I’m going to quote or at least paraphrase Wayne Hulley again. “Nobody wakes up in the morning and wonders how they’re going to screw up today.” Followed by “Parents send the best kids that they have to our schools. They don’t keep the good ones at home.”
And yet, if you read the headlines from the past couple of days, you’d wonder. The Fraser Report was released and it ranks schools from top to bottom based upon testing. I even downloaded both the elementary and secondary school rankings for some reason (train wreck?) to see where schools that I’ve taught or attended ranked and was dismayed to see that some of them weren’t even included in the report.
Newspapers were all over it as a Google search shows.

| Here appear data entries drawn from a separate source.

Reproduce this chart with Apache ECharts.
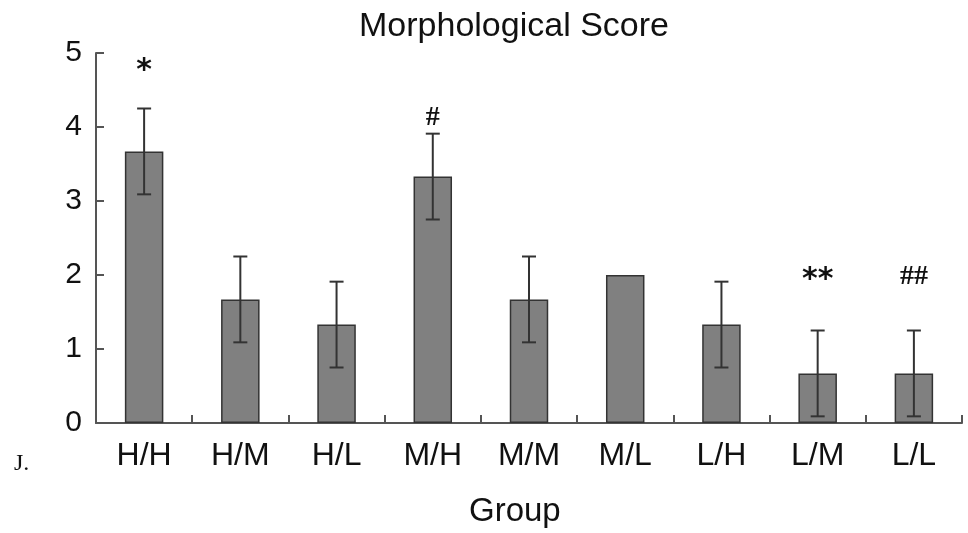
<!DOCTYPE html>
<html><head><meta charset="utf-8">
<script src="https://cdn.jsdelivr.net/npm/echarts@6/dist/echarts.min.js"></script>
<style>html,body{margin:0;padding:0;background:#fff}#c{width:968px;height:533px}</style>
</head><body><div id="c"></div>
<script>
var categories = ['H/H','H/M','H/L','M/H','M/M','M/L','L/H','L/M','L/L'];
var means = [3.67, 1.67, 1.33, 3.33, 1.67, 2.0, 1.33, 0.67, 0.67];
var sds = [0.58, 0.58, 0.58, 0.58, 0.58, 0, 0.58, 0.58, 0.58];
var marks = ['*', '', '', '#', '', '', '', '**', '##'];
var markLevels = [4.75, null, null, 4.12, null, null, null, 1.93, 1.98];
var yTicks = [0, 1, 2, 3, 4, 5];

var chart = echarts.init(document.getElementById('c'));
var errData = categories.map(function(c, i){ return [i, means[i] - sds[i], means[i] + sds[i]]; });
var markData = categories.map(function(c, i){ return [i, markLevels[i] == null ? 0 : markLevels[i], marks[i]]; });

chart.setOption({
  animation: false,
  title: { text: 'Morphological Score', left: 509, top: 5, textAlign: 'center',
    textStyle: { fontFamily: 'Liberation Sans', fontSize: 34, fontWeight: 'normal', color: '#111' } },
  grid: { left: 96, right: 6, top: 53, bottom: 110 },
  graphic: [
    { type: 'text', left: 14, top: 452, style: { text: 'J.', font: '24px "Liberation Serif"', fill: '#111' } },
    { type: 'text', left: 469, top: 495, style: { text: 'Group', font: '33px "Liberation Sans"', fill: '#111' } }
  ],
  xAxis: {
    type: 'category', data: categories,
    axisLine: { lineStyle: { color: '#555', width: 2 } },
    axisTick: { show: true, inside: true, length: 8, lineStyle: { color: '#555', width: 2 } },
    axisLabel: { fontFamily: 'Liberation Sans', fontSize: 32, color: '#111', margin: 17 }
  },
  yAxis: {
    type: 'value', min: 0, max: 5, interval: 1,
    axisLine: { show: true, lineStyle: { color: '#555', width: 2 } },
    axisTick: { show: true, inside: true, length: 8, lineStyle: { color: '#555', width: 2 } },
    splitLine: { show: false },
    axisLabel: { fontFamily: 'Liberation Sans', fontSize: 30, color: '#111', margin: 14,
      formatter: function(v){ return yTicks.indexOf(v) >= 0 ? String(v) : ''; } }
  },
  series: [
    { type: 'bar', data: means, barWidth: '40%',
      itemStyle: { color: '#808080', borderColor: '#333', borderWidth: 1.5 } },
    { type: 'custom', data: errData, z: 5,
      renderItem: function(params, api){
        var i = api.value(0), lo = api.value(1), hi = api.value(2);
        if (hi - lo <= 0) return null;
        var pLo = api.coord([i, lo]), pHi = api.coord([i, hi]);
        var cap = 7;
        var st = { stroke: '#333', lineWidth: 2 };
        return { type: 'group', children: [
          { type: 'line', shape: { x1: pLo[0], y1: pLo[1], x2: pHi[0], y2: pHi[1] }, style: st },
          { type: 'line', shape: { x1: pHi[0]-cap, y1: pHi[1], x2: pHi[0]+cap, y2: pHi[1] }, style: st },
          { type: 'line', shape: { x1: pLo[0]-cap, y1: pLo[1], x2: pLo[0]+cap, y2: pLo[1] }, style: st }
        ]};
      } },
    { type: 'custom', data: markData, z: 6,
      renderItem: function(params, api){
        var i = api.value(0), lv = api.value(1);
        var txt = marks[i];
        if (!txt) return null;
        var p = api.coord([i, lv]);
        var isStar = txt.indexOf('*') >= 0;
        return { type: 'text', x: p[0], y: p[1], style: { text: txt, textAlign: 'center', textVerticalAlign: 'middle',
          font: isStar ? 'bold 30px "DejaVu Sans"' : 'bold 28px "Liberation Serif"', fill: '#111' } };
      } }
  ]
});
</script></body></html>
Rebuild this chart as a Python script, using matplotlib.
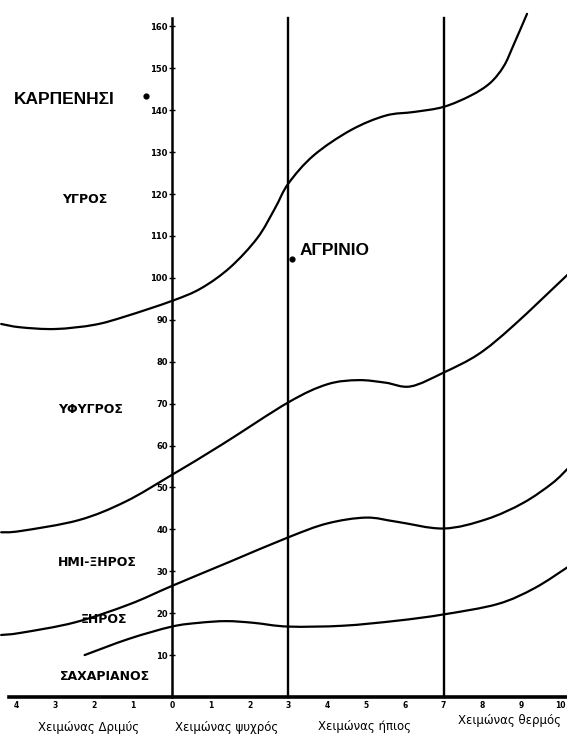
import numpy as np
import matplotlib.pyplot as plt
from matplotlib.path import Path
from matplotlib.patches import PathPatch

# Emberger climatogram: x = winter minimum temperature (m), y = pluviothermic quotient Q2
# boundary curves
hum_x = [-4.4, -3.9, -3.0, -2.0, -1.2, 0.0, 0.75, 1.5, 2.2, 2.65, 3.0, 3.65, 4.6, 5.5, 6.25, 7.0, 7.7, 8.2, 8.55, 8.8, 9.15]
hum_y = [89.0, 88.2, 87.8, 88.8, 90.8, 94.5, 97.5, 102.5, 109.5, 116.5, 122.5, 129.2, 135.2, 138.7, 139.6, 140.8, 143.5, 146.5, 150.5, 155.5, 163.0]

sub_x = [-4.4, -3.9, -2.4, -1.2, 0.0, 1.3, 3.0, 4.0, 4.8, 5.5, 6.15, 7.0, 7.9, 8.8, 10.2]
sub_y = [39.3, 39.6, 42.2, 46.6, 53.0, 60.3, 70.3, 74.6, 75.6, 75.0, 74.1, 77.4, 81.8, 88.6, 100.8]

semi_x = [-4.4, -3.9, -2.5, -1.1, 0.0, 1.5, 3.0, 4.0, 5.0, 5.8, 7.0, 8.1, 9.05, 9.8, 10.2]
semi_y = [14.8, 15.3, 17.8, 22.1, 26.5, 32.3, 38.1, 41.4, 42.8, 41.8, 40.2, 42.4, 46.3, 51.0, 54.5]

arid_x = [-2.25, -1.1, 0.0, 0.7, 1.4, 2.1, 3.0, 4.4, 5.8, 7.0, 8.4, 9.35, 10.2]
arid_y = [10.0, 13.9, 16.8, 17.7, 18.1, 17.7, 16.8, 17.0, 18.2, 19.7, 22.2, 26.0, 31.0]

x_ticks = list(range(-4, 11))
x_tick_labels = ['4', '3', '2', '1', '0', '1', '2', '3', '4', '5', '6', '7', '8', '9', '10']
y_ticks = list(range(10, 170, 10))

zones = ['ΥΓΡΟΣ', 'ΥΦΥΓΡΟΣ', 'ΗΜΙ-ΞΗΡΟΣ', 'ΞΗΡΟΣ', 'ΣΑΧΑΡΙΑΝΟΣ']
zone_x = [-2.24, -2.1, -1.93, -1.75, -1.73]
zone_y = [118.6, 68.5, 32.2, 18.4, 4.8]

winters = ['Χειμώνας Δριμύς', 'Χειμώνας ψυχρός', 'Χειμώνας ήπιος', 'Χειμώνας θερμός']
winter_x = [-2.16, 1.42, 4.97, 8.71]
winter_y = [-7.3, -7.3, -7.0, -5.6]

stations = ['ΚΑΡΠΕΝΗΣΙ', 'ΑΓΡΙΝΙΟ']
station_m = [-0.67, 3.09]
station_q = [143.4, 104.5]

narrow = ['Liberation Sans Narrow', 'DejaVu Sans']


def smooth_path(xs, ys):
	# cubic bezier segments through the read points (catmull-rom tangents)
	p = np.column_stack([xs, ys])
	p = np.vstack([p[0], p, p[-1]])
	verts = [p[1]]
	codes = [Path.MOVETO]
	for i in range(1, len(p) - 2):
		c1 = p[i] + (p[i + 1] - p[i - 1]) / 6.0
		c2 = p[i + 1] - (p[i + 2] - p[i]) / 6.0
		verts += [c1, c2, p[i + 1]]
		codes += [Path.CURVE4] * 3
	return Path(verts, codes)


fig = plt.figure(figsize=(5.67, 7.35), dpi=100)
ax = fig.add_axes([0, 0, 1, 1])
ax.set_xlim(-4.43, 10.18)
ax.set_ylim(-9.07, 166.3)

for xs, ys in [(hum_x, hum_y), (sub_x, sub_y), (semi_x, semi_y), (arid_x, arid_y)]:
	ax.add_patch(PathPatch(smooth_path(xs, ys), fill=False, edgecolor='black', lw=1.6, capstyle='round'))

# winter-type separators
for xv in [3, 7]:
	ax.plot([xv, xv], [0, 162], color='black', lw=1.7)

# axes as spines through the origin
for s in ['top', 'right']:
	ax.spines[s].set_visible(False)
ax.spines['left'].set_position(('data', 0))
ax.spines['left'].set_bounds(0, 162)
ax.spines['left'].set_linewidth(1.8)
ax.spines['bottom'].set_position(('data', 0))
ax.spines['bottom'].set_bounds(-4.2, 10.18)
ax.spines['bottom'].set_linewidth(2.6)

ax.set_yticks(y_ticks)
ax.set_yticklabels([str(v) for v in y_ticks], fontsize=6, fontweight='bold', family=narrow)
ax.tick_params(axis='y', direction='inout', length=4, width=1, pad=1)
ax.set_xticks(x_ticks)
ax.set_xticklabels(x_tick_labels, fontsize=5.5, fontweight='bold')
ax.tick_params(axis='x', length=0, pad=3)

for name, zx, zy in zip(zones, zone_x, zone_y):
	ax.text(zx, zy, name, fontsize=9, fontweight='bold', family=narrow, ha='center', va='center')

for name, wx, wy in zip(winters, winter_x, winter_y):
	ax.text(wx, wy, name, fontsize=8.5, family=narrow, ha='center', va='center')

ax.scatter(station_m, station_q, s=12, color='black', zorder=3)
ax.text(-4.07, 142.5, stations[0], fontsize=12.5, fontweight='bold', family='Liberation Sans', ha='left', va='center')
ax.text(3.3, 106.5, stations[1], fontsize=12.5, fontweight='bold', family='Liberation Sans', ha='left', va='center')

plt.savefig('out.png', dpi=100)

I spent some time yesterday morning reading news articles:
- Toronto Sun – Many students still far below provincial standards
- Windsor Star – Villanova ranks high, Forster ranks worst in Windsor: Fraser Institute Report
- Kenora Daily Miner & News – Fraser Report: Many Ont. students below standards
- Northern Life – St. Benedict tops local high schools: Fraser Institute
- London Free Press – For schools, a good news/bad news scenario
- London Free Press – MacDonald: Fraser report card should be assigned reading for parents
As I read, I really did get hot under the collar. Kudos do need to be given to the high ranking schools. Somehow, they’ve mastered the art of testing. Hopefully, it is as a result of the calibre of the teaching, of the students, of the learning that happens daily. I would hate to think that it was the result of a concentrated effort to do well on the test at the expense of a rounded, quality education.
One of the articles quoted one of the authors of the report as saying that poverty is no excuse. I guess that the students who have to work long into the evenings to help hold the family together will somehow learn to the same extent of students that don’t. Or, somehow those students who are in ESL programs or require regular assistance have the same likelihood of doing well on the test. I wonder if the authors or the newspapers that seemed to take delight in reporting either end of the spectrum would do well in a quickie immersion course in a new language and then be expected to perform as well as those who have English as their native tongue.
I think the most disappointing part was reading the comments to the online articles where the newspaper allows them. At times, they show a very hurtful and insensitive readership who use the fact that they can remain anonymous as rationale for letting lose at schools, students, neighbourhoods, the unemployed, those new to Canada, teachers, and school boards. Predictably, the comments were directed towards the lower ranked schools with hardly a mention of the higher ranked ones.
Yes, there are students who are below provincial standards. There will always be those that are. What bothers me most are the comments about those students and the schools that they attend. It must just be a banner day to go to school after reading that.
One of the comments from the authors was that the ranking would serve as motivation for the province. If that’s the case, then certainly lets celebrate and share the successes of the highest performing schools. What is working at Sainte-Marguerite-Bourgeoys in Markham or Masonville in London at the elementary panel or St. Michael’s Choir in Toronto at the secondary panel. What are they doing that make them so successful in testing? Does it translate into real education opportunities at those schools? If so, the province wants to know. If the goal is improvement, then lets celebrate those that ranked highly. Let’s resist the urge to kick those that are down.
I see no point in publically identifying these other schools. Let the school boards and principals know the actual scores. But, save the school, the neighbourhood, and most importantly the students the public spotlight.